Своими загадками Цуки достигла цели, к которой стремилась. Восстанавливая в памяти события прошлого, я теперь понимаю, что она преднамеренно выбрала место и время, чтобы заманить меня в ловушку. Разговаривая со мной, Цуки вытирала пыль с книжных полок в комнате бабушки. Погладив корешки стоявших в ряд томов, она вдруг сказала:
– Все это учебники по медицине. Конечно, они старые, им двадцать шесть веков. Когда-то они принадлежали выдающемуся врачу из самурайского клана Сацума. Будучи юношей, в 1877 году он принимал участие в восстании Сайго Такамори. Врач ухаживал за твоей бабушкой, которая в ту пору была еще совсем девочкой. В 1893 году он совершил самоубийство, оставив ей на память эти книги. Через год Нацуко вышла замуж за Ётаро. А вот это – особая книга, – сказала Цуки, протягивая мне томик в кожаном переплете. – Она объясняет причину самоубийства доктора.
Открыв книгу, я стал разглядывать рисунки, иллюстрирующие различные стадии сифилиса. Они наводили на меня ужас. Наполненные жидкостью гнойники, покрытые язвами лица, раздутые женские половые органы, побочные эффекты лечения ртутью, части тела с рельефно выступающими варикозными венами.
– Говорят, его нёбо и гортань сгнили, – продолжала Цуки. От ее голоса у меня звенело в ушах. – Каждый день его тело выделяло несколько ковшей слизи и гноя. От него исходила невыносимая вонь.
Книга выпала из моих рук. Но было уже поздно. Страшные картинки навсегда врезались в мою память. Таинственный дух болезни, терзавший бабушку, наконец сбросил маску, и я увидел его жуткие черты. Я снова и снова разглядывал картинки в этой притягивающей меня книге, пока наконец их кошмарные неживые краски не отпечатались в моей душе, словно татуировка на коже. Яд сифилиса и извращенный романтизм Нацуко слились для меня в одно целое. В конце концов я пришел к мысли, что и то, и другое является неотъемлемой составной частью гениальности. Я был слабенькой сорной травинкой, выросшей по воле благосклонной судьбы в ночном саду Нацуко.
Азуса, со своей стороны, подтверждал мои догадки своими странными поступками. Отец принадлежал к касте новой министерской бюрократии, честолюбивому классу государственных служащих, сформировавшемуся в 1930-х годах. Они исповедовали консервативную ультраправую идеологию, основанную на конфуцианской государственной этике и кодо, или учении о мистическом Императорском пути – доктрине, утверждавшей высшие моральные обязательства перед императорским троном. Целью молодых националистов того времени было возрождение Японии, концепция которого восходила к эпохе Мэйдзи. К тем временам, когда феодальная система произвела «чистку» самой себя, добровольно отказавшись от варварства сёгуната и собственных привилегий и восстановив законный статус и власть императора.

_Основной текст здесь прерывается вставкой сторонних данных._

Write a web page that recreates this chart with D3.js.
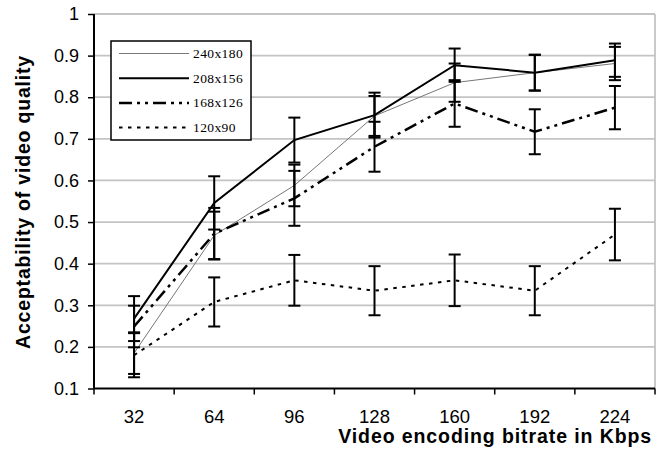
<!DOCTYPE html>
<html>
<head>
<meta charset="utf-8">
<script src="https://cdn.jsdelivr.net/npm/d3@7"></script>
<style>
  body { margin: 0; background: #fff; }
  svg { display: block; }
</style>
</head>
<body>
<div id="chart"></div>
<script>
// data
var categories = ["32", "64", "96", "128", "160", "192", "224"];
var yTicks = [0.1, 0.2, 0.3, 0.4, 0.5, 0.6, 0.7, 0.8, 0.9, 1];
var yTickLabels = ["0.1", "0.2", "0.3", "0.4", "0.5", "0.6", "0.7", "0.8", "0.9", "1"];

var seriesNames = ["240x180", "208x156", "168x126", "120x90"];
var v240 = [0.185, 0.468, 0.588, 0.755, 0.835, 0.859, 0.881];
var e240 = [0.05, 0.057, 0.05, 0.048, 0.046, 0.043, 0.04];
var v208 = [0.268, 0.546, 0.697, 0.757, 0.877, 0.859, 0.889];
var e208 = [0.054, 0.064, 0.054, 0.054, 0.04, 0.043, 0.04];
var v168 = [0.249, 0.472, 0.557, 0.681, 0.785, 0.717, 0.775];
var e168 = [0.05, 0.062, 0.066, 0.06, 0.056, 0.054, 0.052];
var v120 = [0.18, 0.308, 0.36, 0.335, 0.36, 0.335, 0.47];
var e120 = [0.053, 0.059, 0.061, 0.059, 0.062, 0.059, 0.062];

var W = 662, H = 453;
var plot = {left: 94, right: 655, top: 14, bottom: 388.5};
var sans = "'Liberation Sans', Arial, sans-serif";

var svg = d3.select("#chart").append("svg")
  .attr("width", W).attr("height", H);

var x = d3.scaleBand().domain(categories).range([plot.left, plot.right]).padding(0);
var y = d3.scaleLinear().domain([0.1, 1]).range([plot.bottom, plot.top]);
var cx = function(c) { return x(c) + x.bandwidth() / 2; };

// gridlines
svg.append("g").selectAll("line").data(yTicks.slice(1)).enter().append("line")
  .attr("x1", plot.left).attr("x2", plot.right)
  .attr("y1", d => y(d)).attr("y2", d => y(d))
  .attr("stroke", "#c4c4c4").attr("stroke-width", 1.8);
// right border
svg.append("line")
  .attr("x1", plot.right).attr("x2", plot.right).attr("y1", plot.top).attr("y2", plot.bottom)
  .attr("stroke", "#c4c4c4").attr("stroke-width", 1.8);

// y axis
var yAxis = svg.append("g")
  .attr("transform", "translate(" + plot.left + ",0)")
  .call(d3.axisLeft(y).tickValues(yTicks).tickSize(6).tickPadding(9)
    .tickFormat((d, i) => yTickLabels[i]));
yAxis.select(".domain").attr("stroke", "#000").attr("stroke-width", 2)
  .attr("d", "M0," + plot.top + "V" + plot.bottom);
yAxis.selectAll(".tick line").attr("stroke-width", 1.5);
yAxis.selectAll("text").attr("font-family", sans)
  .attr("font-size", 18).attr("fill", "#000");

// x axis: ticks at category borders, labels at centres
var xg = svg.append("g");
xg.append("line").attr("x1", plot.left).attr("x2", plot.right)
  .attr("y1", plot.bottom).attr("y2", plot.bottom)
  .attr("stroke", "#000").attr("stroke-width", 2);
var edges = categories.map(c => x(c)).concat([plot.right]);
xg.selectAll(".xt").data(edges).enter().append("line")
  .attr("class", "xt")
  .attr("x1", d => d).attr("x2", d => d).attr("y1", plot.bottom).attr("y2", plot.bottom + 6)
  .attr("stroke", "#000").attr("stroke-width", 1.5);
xg.selectAll(".xl").data(categories).enter().append("text")
  .attr("class", "xl")
  .attr("x", d => cx(d)).attr("y", 423)
  .attr("text-anchor", "middle")
  .attr("font-family", sans)
  .attr("font-size", 18.5)
  .text(d => d);

// axis titles
svg.append("text")
  .attr("x", 652).attr("y", 443)
  .attr("text-anchor", "end")
  .attr("font-family", sans)
  .attr("font-weight", "bold").attr("font-size", 19.5)
  .attr("letter-spacing", 0.9)
  .text("Video encoding bitrate in Kbps");
svg.append("text")
  .attr("transform", "translate(30,202) rotate(-90)")
  .attr("text-anchor", "middle")
  .attr("font-family", sans)
  .attr("font-weight", "bold").attr("font-size", 19.5)
  .attr("letter-spacing", 0.8)
  .text("Acceptability of video quality");

// series
var series = [
  {name: seriesNames[0], vals: v240, errs: e240, stroke: "#777", width: 1, dash: null},
  {name: seriesNames[1], vals: v208, errs: e208, stroke: "#000", width: 2, dash: null},
  {name: seriesNames[2], vals: v168, errs: e168, stroke: "#000", width: 2.5, dash: "13,5,3,5,3,5"},
  {name: seriesNames[3], vals: v120, errs: e120, stroke: "#000", width: 2, dash: "3.5,5.5"}
];

var line = d3.line().x((d, i) => cx(categories[i])).y(d => y(d));

series.forEach(function(s) {
  svg.append("path")
    .datum(s.vals)
    .attr("d", line)
    .attr("fill", "none")
    .attr("stroke", s.stroke)
    .attr("stroke-width", s.width)
    .attr("stroke-dasharray", s.dash);
});

// error bars
series.forEach(function(s) {
  var g = svg.append("g").attr("stroke", "#000").attr("stroke-width", 2);
  s.vals.forEach(function(v, i) {
    var px = cx(categories[i]);
    var hi = y(v + s.errs[i]), lo = y(v - s.errs[i]);
    g.append("line").attr("x1", px).attr("x2", px).attr("y1", hi).attr("y2", lo);
    g.append("line").attr("x1", px - 6).attr("x2", px + 6).attr("y1", hi).attr("y2", hi);
    g.append("line").attr("x1", px - 6).attr("x2", px + 6).attr("y1", lo).attr("y2", lo);
  });
});

// legend
var lg = svg.append("g");
lg.append("rect").attr("x", 111).attr("y", 41).attr("width", 140).attr("height", 99)
  .attr("fill", "#fff").attr("stroke", "#000").attr("stroke-width", 1.5);
series.forEach(function(s, i) {
  var ly = 53.5 + i * 24.7;
  lg.append("line").attr("x1", 119).attr("x2", 189).attr("y1", ly).attr("y2", ly)
    .attr("stroke", s.stroke).attr("stroke-width", s.width).attr("stroke-dasharray", s.dash);
  lg.append("text").attr("x", 193).attr("y", ly + 4.5)
    .attr("font-family", "'Liberation Serif', 'Times New Roman', serif")
    .attr("font-size", 13.5).attr("letter-spacing", 0.4)
    .text(s.name);
});
</script>
</body>
</html>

В соответствии с концепцией возрождения Японии ожидалось, что владельцы крупных концернов, дзайбацу, и политические партии, представленные в высшем законодательном органе, восстановят полномочия императора. В 1926 году, когда император Тайсё умер и на трон взошел его преемник император Сева, или Просвещенный Мир, как нарекли период его власти, движение «Возрождение Японии» восприняло это как доброе предзнаменование и изменило свое название на «Сева исин», то есть «Реставрация Сёвы», Националисты поколения моего отца считали, что в основе государственной структуры должно лежать единство государственной власти и религии. Они полагали, что миссия Японии, предопределенная самими небесами, заключается в создании идеального общества, надзор за которым должен осуществлять Доброжелательный император Просвещенного Мира. В сущности, эти идеи восходят к идеям создания Великой восточно-азиатской сферы совместного процветания – такое грандиозное название предполагалось дать японской империи времен войны.
Азусу никак нельзя было назвать идеалистом. Он не принадлежал к разряду людей, готовых рисковать собой, участвуя в идиотских ультраправых антиправительственных заговорах, из-за которых нестабильное предвоенное десятилетие 1931 – 1941 годов получило название «курай танима» – «Темная долина». Правда, в эпоху подписания Тройственного пакта Японии с Германией и Италией Азуса горячо восхищался нацистской идеологией. Но тогда это было модно среди мелких государственных чиновников. Карьера стала смыслом жизни моего отца, и этим он отличался от Ётаро, отстаивавшего, по словам самого Азусы, принципы «демократического злоупотребления служебным положением». Свои карьеристские устремления отец противопоставлял аристократическим претензиям Нацуко. Они же были оружием, с помощью которого он боролся с моим страстным увлечением искусством.